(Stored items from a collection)
-------
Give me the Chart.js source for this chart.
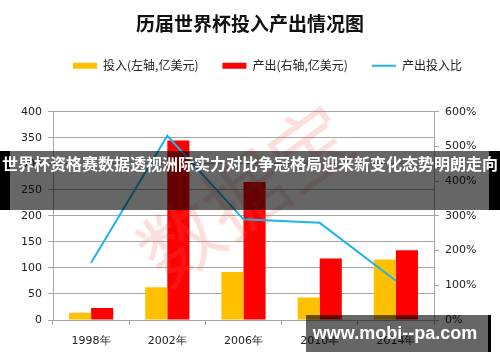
<!DOCTYPE html>
<html>
<head>
<meta charset="utf-8">
<script src="https://cdn.jsdelivr.net/npm/chart.js@4/dist/chart.umd.min.js"></script>
<style>
    html, body { margin: 0; padding: 0; background: #fff; }
    #wrap { position: relative; width: 500px; height: 362px; overflow: hidden; }
    #wrap canvas { position: absolute; left: 0; top: 0; }
    .mark {
        position: absolute; left: 122px; top: 132px;
        font: 80px "Noto Sans CJK SC", sans-serif;
        color: rgba(235, 90, 90, 0.2);
        transform: rotate(-36deg); white-space: nowrap;
    }
    .banner {
        position: absolute; left: 0; top: 151px; width: 500px; height: 59px;
        background: rgba(0, 0, 0, 0.6);
        border-left: 10px solid #000; border-right: 11px solid #000; box-sizing: border-box;
    }
    .banner span {
        position: absolute; left: -10px; width: 500px; top: 0; line-height: 59px; text-align: center;
        color: #fff; font: bold 16px "Noto Sans CJK SC", sans-serif; white-space: nowrap;
    }
    .site {
        position: absolute; left: 306px; top: 315px; width: 185px; height: 37px;
        background: rgba(0, 0, 0, 0.6); border-right: 3px solid #000; box-sizing: border-box;
        color: #fff; font: bold 18px "Liberation Sans", sans-serif;
        line-height: 37px; text-align: center; padding-right: 4px;
    }
</style>
</head>
<body>
<div id="wrap">
    <canvas id="chart" width="500" height="362"></canvas>
    <div class="mark">数据宝</div>
    <div class="banner"><span>世界杯资格赛数据透视洲际实力对比争冠格局迎来新变化态势明朗走向</span></div>
    <div class="site">www.mobi--pa.com</div>
</div>
<script>
let years = ['1998年', '2002年', '2006年', '2010年', '2014年']
let inputVals = [14, 63, 92, 43, 116]      // 投入, 亿美元
let outputVals = [23, 345, 265, 118, 134]  // 产出, 亿美元
let ratioVals = [165, 531, 290, 280, 113]  // 产出投入比, %
let leftTicks = [0, 400, 50]
let rightTicks = [0, 600, 100]

let gridGray = '#a6a6a6'
let tickFont = { family: 'DejaVu Sans', size: 11 }

// push the chart area down under the legend and nudge the legend right
let layoutFix = {
    id: 'layoutFix',
    beforeInit(chart) {
        let legend = chart.legend
        let fit = legend.fit
        legend.fit = function () {
            fit.call(legend)
            if (this.isHorizontal()) this.height += 30
        }
    },
    afterLayout(chart) {
        let lg = chart.legend
        let pad = lg.options.labels.padding
        let x0 = (lg.left + pad + lg.right - lg.lineWidths[0]) / 2
        let shift = 73 - x0
        lg.left += shift
        lg.right += shift
    }
}

new Chart(document.getElementById('chart'), {
    type: 'bar',
    data: {
        labels: years,
        datasets: [{
            label: '投入(左轴,亿美元)',
            data: inputVals,
            backgroundColor: '#ffc000',
            pointStyle: 'rect',
            yAxisID: 'y',
            order: 2
        }, {
            label: '产出(右轴,亿美元)',
            data: outputVals,
            backgroundColor: '#ff0000',
            pointStyle: 'rect',
            yAxisID: 'y',
            order: 3
        }, {
            type: 'line',
            label: '产出投入比',
            data: ratioVals,
            borderColor: '#1fb5ec',
            backgroundColor: '#1fb5ec',
            borderWidth: 2,
            pointRadius: 0,
            pointStyle: 'line',
            tension: 0,
            yAxisID: 'y1',
            order: 1
        }]
    },
    options: {
        responsive: false,
        animation: false,
        layout: { padding: 0 },
        datasets: {
            bar: { categoryPercentage: 0.58, barPercentage: 1 }
        },
        scales: {
            x: {
                grid: { offset: true, drawOnChartArea: false, color: gridGray, tickLength: 5 },
                border: { color: gridGray },
                ticks: { font: tickFont, color: '#222', padding: 10, maxRotation: 0 },
                afterFit: s => { s.height = 42 }
            },
            y: {
                position: 'left',
                min: leftTicks[0], max: leftTicks[1],
                ticks: { stepSize: leftTicks[2], font: tickFont, color: '#222', padding: 6 },
                grid: { color: gridGray, tickLength: 5 },
                border: { color: gridGray },
                afterFit: s => { s.width = 53 }
            },
            y1: {
                position: 'right',
                min: rightTicks[0], max: rightTicks[1],
                ticks: { stepSize: rightTicks[2], font: tickFont, color: '#222', padding: 6,
                    callback: v => v + '%' },
                grid: { drawOnChartArea: false, color: gridGray, tickLength: 5 },
                border: { color: gridGray },
                afterFit: s => { s.width = 66 }
            }
        },
        plugins: {
            title: {
                display: true,
                text: '历届世界杯投入产出情况图',
                color: '#111',
                font: { family: 'Noto Sans CJK SC', size: 19, weight: 'bold' },
                padding: { top: 12, bottom: 1 }
            },
            legend: {
                display: true,
                position: 'top',
                labels: {
                    usePointStyle: true,
                    pointStyleWidth: 24,
                    boxHeight: 6,
                    padding: 24,
                    color: '#222',
                    font: { family: 'Noto Sans CJK SC', size: 12 },
                    sort: (a, b) => a.datasetIndex - b.datasetIndex
                }
            },
            tooltip: { enabled: false }
        }
    },
    plugins: [layoutFix]
})
</script>
</body>
</html>
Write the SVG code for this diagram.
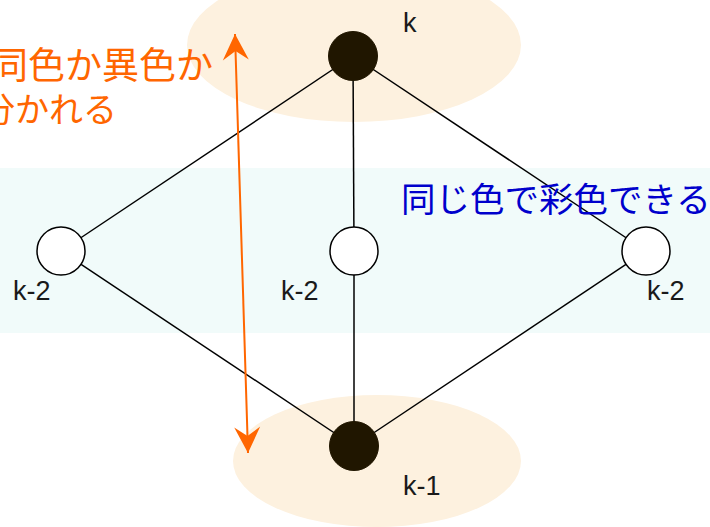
<svg xmlns="http://www.w3.org/2000/svg" width="710" height="527" viewBox="0 0 710 527">
<style>
.edge{stroke:#000;stroke-width:1.5;fill:none}
.dark{fill:#201600;stroke:#201600;stroke-width:1}
.light{fill:#fff;stroke:#000;stroke-width:1.5}
.lbl{font-family:"Liberation Sans",Arial,sans-serif;font-size:27px;fill:#1a1a1a}
.jp{font-family:"Noto Sans CJK JP","Noto Sans CJK SC",sans-serif;font-size:34px}
</style>
<defs>
<marker id="ah" markerUnits="userSpaceOnUse" markerWidth="30" markerHeight="30" viewBox="-28 -15 30 30" refX="0" refY="0" orient="auto-start-reverse">
<path d="M0,0 L-26,-13 L-17,0 L-26,13 Z" fill="#ff6600"/>
</marker>
</defs>
<rect x="0" y="168" width="710" height="165" fill="#f1fbfa"/>
<ellipse cx="354" cy="45" rx="167" ry="77" fill="#fdf1df"/>
<ellipse cx="377" cy="461" rx="144" ry="66" fill="#fdf1df"/>
<g id="connectors">
<line class="edge" x1="353" y1="56" x2="61" y2="251"/>
<line class="edge" x1="353" y1="56" x2="354" y2="251"/>
<line class="edge" x1="353" y1="56" x2="646" y2="251"/>
<line class="edge" x1="61" y1="251" x2="354" y2="446"/>
<line class="edge" x1="354" y1="251" x2="354" y2="446"/>
<line class="edge" x1="646" y1="251" x2="354" y2="446"/>
<line x1="235" y1="34" x2="248" y2="453" stroke="#ff6600" stroke-width="2" marker-start="url(#ah)" marker-end="url(#ah)"/>
</g>
<g id="n-top">
<circle class="dark" cx="353" cy="56" r="24.5"/>
<text class="lbl" x="403" y="32">k</text>
</g>
<g id="n-left">
<circle class="light" cx="61" cy="251" r="24"/>
<text class="lbl" x="13" y="300">k-2</text>
</g>
<g id="n-mid">
<circle class="light" cx="354" cy="251" r="24"/>
<text class="lbl" x="281" y="300">k-2</text>
</g>
<g id="n-right">
<circle class="light" cx="646" cy="251" r="24"/>
<text class="lbl" x="647" y="300">k-2</text>
</g>
<g id="n-bottom">
<circle class="dark" cx="354" cy="446" r="24.5"/>
<text class="lbl" x="403" y="495">k-1</text>
</g>
<g id="note-orange">
<text class="jp" fill="#ff6600" text-anchor="end" x="213" y="79" style="font-size:37px">同色か異色か</text>
<text class="jp" fill="#ff6600" text-anchor="end" x="117" y="122">分かれる</text>
</g>
<g id="note-blue">
<text class="jp" fill="#0000cc" x="401" y="212" style="font-size:34.5px">同じ色で彩色できる</text>
</g>
</svg>
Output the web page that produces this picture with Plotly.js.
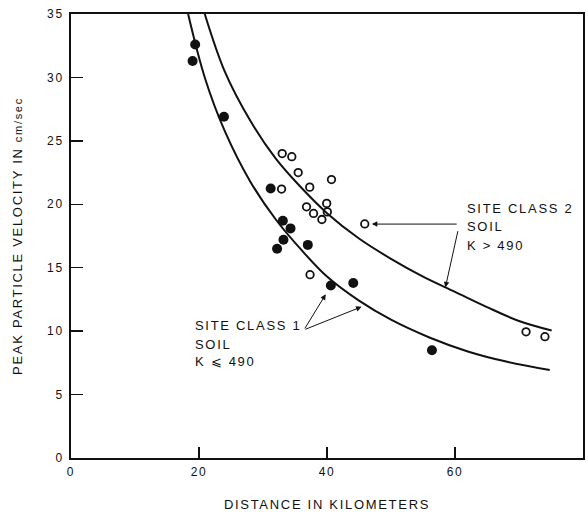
<!DOCTYPE html>
<html>
<head>
<meta charset="utf-8">
<script src="https://cdn.plot.ly/plotly-3.0.1.min.js"></script>
<style>
  html, body { margin: 0; padding: 0; background: #fff; }
  #chart { width: 588px; height: 512px; }
  #chart .main-svg text { letter-spacing: 1.7px; }
</style>
</head>
<body>
<div id="chart"></div>
<script>
// Site class 1 soil (K <= 490), filled circles
const class1X = [19.4, 19.0, 23.9, 31.2, 33.1, 34.3, 33.2, 32.2, 37.0, 40.6, 44.1, 56.4];
const class1Y = [32.6, 31.3, 26.9, 21.25, 18.7, 18.1, 17.2, 16.5, 16.8, 13.6, 13.8, 8.5];

// Site class 2 soil (K > 490), open circles
const class2X = [33.0, 34.5, 35.5, 40.7, 37.3, 32.9, 39.95, 36.8, 37.9, 40.05, 39.2, 45.9, 37.35, 71.1, 74.05];
const class2Y = [24.0, 23.75, 22.5, 21.95, 21.35, 21.2, 20.07, 19.8, 19.28, 19.4, 18.8, 18.45, 14.45, 9.95, 9.56];

// Fitted curves
const curve1X = [18.3, 20.9, 24, 28, 32, 36, 40, 45, 50, 56, 62, 68, 74.8];
const curve1Y = [35.0, 30.0, 25.8, 21.8, 18.8, 16.4, 14.3, 12.4, 10.9, 9.5, 8.4, 7.6, 6.93];

const curve2X = [20.9, 24, 28, 32, 36, 40, 45, 50, 55, 60, 65, 70, 75.1];
const curve2Y = [35.0, 30.5, 26.6, 23.6, 21.3, 19.3, 17.3, 15.7, 14.3, 13.1, 11.9, 10.8, 10.05];

const xTicks = [0, 20, 40, 60, 80];
const yTicks = [0, 5, 10, 15, 20, 25, 30, 35];

const labelClass2 = ['SITE CLASS 2', 'SOIL', 'K &gt; 490'];
const labelClass1 = ['SITE CLASS 1', 'SOIL', 'K ⩽ 490'];

const FONT = 'Liberation Sans, Arial, Helvetica, sans-serif';
const INK = '#111';

const traces = [
  { x: curve1X, y: curve1Y, mode: 'lines', line: { color: INK, width: 2, shape: 'spline', smoothing: 1 }, hoverinfo: 'skip', showlegend: false },
  { x: curve2X, y: curve2Y, mode: 'lines', line: { color: INK, width: 2, shape: 'spline', smoothing: 1 }, hoverinfo: 'skip', showlegend: false },
  { x: class1X, y: class1Y, mode: 'markers', name: 'Site class 1',
    marker: { symbol: 'circle', size: 10, color: INK }, showlegend: false },
  { x: class2X, y: class2Y, mode: 'markers', name: 'Site class 2',
    marker: { symbol: 'circle-open', size: 7.5, color: INK, line: { width: 1.8, color: INK } }, showlegend: false }
];

function textAnn(txt, x, y) {
  return { x: x, y: y, xref: 'x', yref: 'y', text: txt, showarrow: false, align: 'left',
           xanchor: 'left', yanchor: 'middle', font: { family: FONT, size: 13, color: INK } };
}
function arrowAnn(xTail, yTail, xTip, yTip) {
  return { x: xTip, y: yTip, ax: xTail, ay: yTail, xref: 'x', yref: 'y', axref: 'x', ayref: 'y',
           text: '', showarrow: true, arrowhead: 2, arrowsize: 1.1, arrowwidth: 1, arrowcolor: INK, standoff: 0 };
}

const annotations = [
  textAnn(labelClass2[0], 61.5, 19.7),
  textAnn(labelClass2[1], 61.5, 18.28),
  textAnn(labelClass2[2], 61.5, 16.78),
  textAnn(labelClass1[0], 19.0, 10.43),
  textAnn(labelClass1[1], 19.0, 8.98),
  textAnn(labelClass1[2], 19.0, 7.59),
  arrowAnn(60.5, 18.44, 47.0, 18.44),
  arrowAnn(60.5, 18.0, 58.5, 13.45),
  arrowAnn(36.4, 10.1, 39.8, 12.9),
  arrowAnn(36.4, 10.1, 45.4, 11.92)
];

const layout = {
  width: 588, height: 512,
  margin: { l: 71, r: 5, t: 14, b: 54 },
  paper_bgcolor: '#fff', plot_bgcolor: '#fff',
  font: { family: FONT, size: 12, color: INK },
  showlegend: false,
  xaxis: {
    range: [0, 80], tickvals: xTicks, ticktext: xTicks.map(String),
    ticks: 'inside', ticklen: 11, tickwidth: 1.5, tickcolor: INK,
    showline: true, linewidth: 1.8, linecolor: INK, mirror: true,
    showgrid: false, zeroline: false, ticklabelstandoff: 2,
    tickfont: { family: FONT, size: 12, color: INK },
    title: { text: 'DISTANCE IN KILOMETERS', font: { family: FONT, size: 13, color: INK }, standoff: 28 }
  },
  yaxis: {
    range: [0, 35], tickvals: yTicks, ticktext: yTicks.map(String),
    ticks: 'inside', ticklen: 12, tickwidth: 1.5, tickcolor: INK,
    showline: true, linewidth: 1.8, linecolor: INK, mirror: true,
    showgrid: false, zeroline: false, ticklabelstandoff: 3,
    tickfont: { family: FONT, size: 12, color: INK },
    title: { text: 'PEAK PARTICLE VELOCITY IN <span style="font-size:11px">cm/sec</span>',
             font: { family: FONT, size: 13, color: INK }, standoff: 25 }
  },
  annotations: annotations
};

Plotly.newPlot('chart', traces, layout, { staticPlot: true, displayModeBar: false });
</script>
</body>
</html>
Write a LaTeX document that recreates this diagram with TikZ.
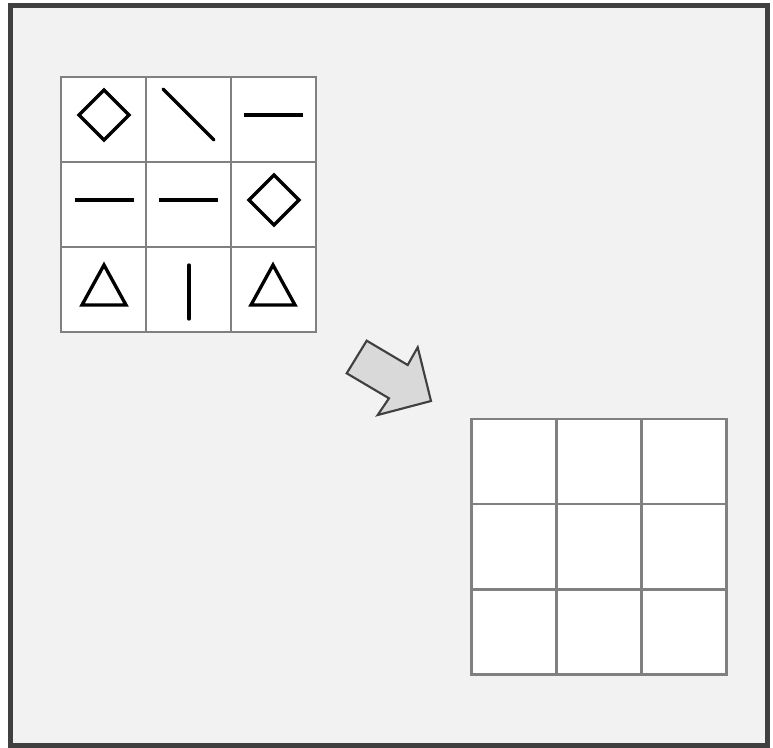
-------
### DIRECTION
Extract each line holding the word "Write" from the records.

### ANSWER TO THIS PROBLEM
Write the SVG code for this diagram.
Write a LaTeX document that recreates this diagram with TikZ.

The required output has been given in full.